Mais um editorial digno de leitura da Folha de São Paulo

Investigação corre perigo de descarrilar ao desviar foco de Cachoeira e Demóstenes Torres para jornalistas e o procurador Roberto GurgelComeçou mal a CPI mista para investigar o caso Cachoeira, com a já conhecida aposta na confusão por parte dos setores mais aloprados do Congresso.O que mais se deveria esperar de uma comissão em que personagens da estatura de um Fernando Collor de Mello e de um Protógenes Queiroz se aliam na tentativa de cercear a imprensa? Doses crescentes de desatino, por certo.

A CPI foi criada para investigar, com os amplos poderes que lhe dá o artigo 58 da Constituição, a comprometedora teia de relações do empresário Carlos Augusto Ramos, o Carlinhos Cachoeira, acusado de explorar jogos ilegais, com figuras públicas. Por exemplo, com o senador Demóstenes Torres (ex-DEM-GO) e os governadores Marconi Perillo (PSDB-GO) e Agnelo Queiroz (PT-DF) -além de uma das maiores empreiteiras do país, a Delta, campeã em obras do PAC.

 

Foi o pretexto para a ala do PT mais afetada pelo processo do mensalão tentar fazer da CPI um antídoto para o julgamento por iniciar-se no Supremo Tribunal Federal. Em seu afã vindicativo, abriu até uma frente de conflito institucional com o procurador-geral da República, Roberto Gurgel.

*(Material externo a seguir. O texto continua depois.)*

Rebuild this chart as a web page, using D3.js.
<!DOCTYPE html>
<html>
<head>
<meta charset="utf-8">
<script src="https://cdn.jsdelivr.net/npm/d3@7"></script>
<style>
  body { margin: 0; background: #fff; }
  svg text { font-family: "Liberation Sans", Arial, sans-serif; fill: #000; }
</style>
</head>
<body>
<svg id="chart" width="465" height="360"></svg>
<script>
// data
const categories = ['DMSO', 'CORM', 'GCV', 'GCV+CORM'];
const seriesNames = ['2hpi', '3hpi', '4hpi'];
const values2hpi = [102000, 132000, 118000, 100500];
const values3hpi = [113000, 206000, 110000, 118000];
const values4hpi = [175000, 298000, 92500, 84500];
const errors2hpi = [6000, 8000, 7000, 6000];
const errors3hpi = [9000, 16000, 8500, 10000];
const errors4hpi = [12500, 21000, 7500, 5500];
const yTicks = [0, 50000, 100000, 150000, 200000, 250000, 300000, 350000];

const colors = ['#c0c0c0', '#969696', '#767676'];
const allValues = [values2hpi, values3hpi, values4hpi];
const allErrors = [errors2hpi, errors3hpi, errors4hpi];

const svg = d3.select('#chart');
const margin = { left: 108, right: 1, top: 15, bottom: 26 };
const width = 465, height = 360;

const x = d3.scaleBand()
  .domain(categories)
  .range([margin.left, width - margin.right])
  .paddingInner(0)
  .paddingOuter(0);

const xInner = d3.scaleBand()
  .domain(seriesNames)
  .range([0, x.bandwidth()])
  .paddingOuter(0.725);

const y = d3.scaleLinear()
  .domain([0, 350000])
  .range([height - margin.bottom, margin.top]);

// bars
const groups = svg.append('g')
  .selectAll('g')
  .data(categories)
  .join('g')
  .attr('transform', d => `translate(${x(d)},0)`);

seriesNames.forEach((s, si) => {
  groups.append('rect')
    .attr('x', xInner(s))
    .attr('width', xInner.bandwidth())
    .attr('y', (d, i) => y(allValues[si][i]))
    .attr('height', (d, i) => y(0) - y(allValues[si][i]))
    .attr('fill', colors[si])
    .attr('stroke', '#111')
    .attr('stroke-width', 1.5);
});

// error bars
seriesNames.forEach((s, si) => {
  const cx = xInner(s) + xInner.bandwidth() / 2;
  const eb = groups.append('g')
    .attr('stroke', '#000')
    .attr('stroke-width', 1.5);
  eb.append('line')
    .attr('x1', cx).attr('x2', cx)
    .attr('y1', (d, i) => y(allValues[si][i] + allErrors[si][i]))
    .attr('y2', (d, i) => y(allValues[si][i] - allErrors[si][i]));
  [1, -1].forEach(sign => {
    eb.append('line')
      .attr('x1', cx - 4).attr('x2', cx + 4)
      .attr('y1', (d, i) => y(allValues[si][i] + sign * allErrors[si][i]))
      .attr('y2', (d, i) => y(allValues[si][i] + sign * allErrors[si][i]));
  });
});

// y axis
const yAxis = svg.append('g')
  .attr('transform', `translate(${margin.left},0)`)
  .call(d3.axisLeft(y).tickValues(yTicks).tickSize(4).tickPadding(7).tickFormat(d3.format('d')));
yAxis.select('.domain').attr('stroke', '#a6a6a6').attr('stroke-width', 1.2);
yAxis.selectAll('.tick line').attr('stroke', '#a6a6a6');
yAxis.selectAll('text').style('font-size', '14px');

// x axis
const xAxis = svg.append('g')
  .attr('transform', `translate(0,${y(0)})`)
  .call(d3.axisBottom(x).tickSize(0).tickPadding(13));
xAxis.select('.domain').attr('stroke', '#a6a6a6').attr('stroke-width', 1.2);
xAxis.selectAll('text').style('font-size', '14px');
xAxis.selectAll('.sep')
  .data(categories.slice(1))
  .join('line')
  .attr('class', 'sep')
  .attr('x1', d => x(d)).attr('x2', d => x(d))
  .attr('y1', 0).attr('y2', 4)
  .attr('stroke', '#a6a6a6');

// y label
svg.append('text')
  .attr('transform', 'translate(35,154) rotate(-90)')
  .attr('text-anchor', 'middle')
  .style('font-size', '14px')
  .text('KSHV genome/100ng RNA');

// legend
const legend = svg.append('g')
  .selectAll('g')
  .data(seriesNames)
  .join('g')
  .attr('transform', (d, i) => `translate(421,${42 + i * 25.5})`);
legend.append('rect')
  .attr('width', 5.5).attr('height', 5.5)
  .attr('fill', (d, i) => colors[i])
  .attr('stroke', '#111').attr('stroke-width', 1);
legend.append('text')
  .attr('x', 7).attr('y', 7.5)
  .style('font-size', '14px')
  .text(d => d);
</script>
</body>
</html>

O chefe do Ministério Público Federal ganhou a hostilidade do lulo-petismo por ter pedido a condenação de mensaleiros. De forma maliciosa, com o indisfarçável propósito de intimidá-lo, essa facção o acusa agora de ter protegido Demóstenes ao apontar a insuficiência dos elementos colhidos pela primeira operação da Polícia Federal (Vegas) contra Cachoeira.

O presidente da CPI, senador Vital do Rêgo (PMDB-PB), parece inclinado a seguir em frente com a ideia extravagante de chamar Gurgel a se explicar perante a comissão. O procurador-geral já deu sinais de que se recusará, em manifestação de independência. É no mínimo duvidoso que o Supremo reconheça entre os poderes da CPI o de forçá-lo a comparecer.

Tampouco surgiu até agora qualquer indício de má conduta que justifique a intimação de jornalistas da revista “Veja” para depor, como almejam setores do PT -que, aliás, não contam com o apoio do Planalto para essa revanche pelos sucessivos escândalos revelados.

 

Igualmente descabido é o sigilo extremo adotado pelo presidente da CPI e seu relator, deputado Odair Cunha (PT-MG). Não só já se mostrou ineficaz, pois não cessam de vazar os depoimentos supostamente secretos, como ainda contraria o escopo de toda CPI, que é expor ao público fatos e condutas de agentes oficiais sob suspeita.

É comum ouvir que CPIs têm tendência a degenerar em circo. As sessões iniciais sugerem que os piores prognósticos caminham para confirmar-se, e bem cedo.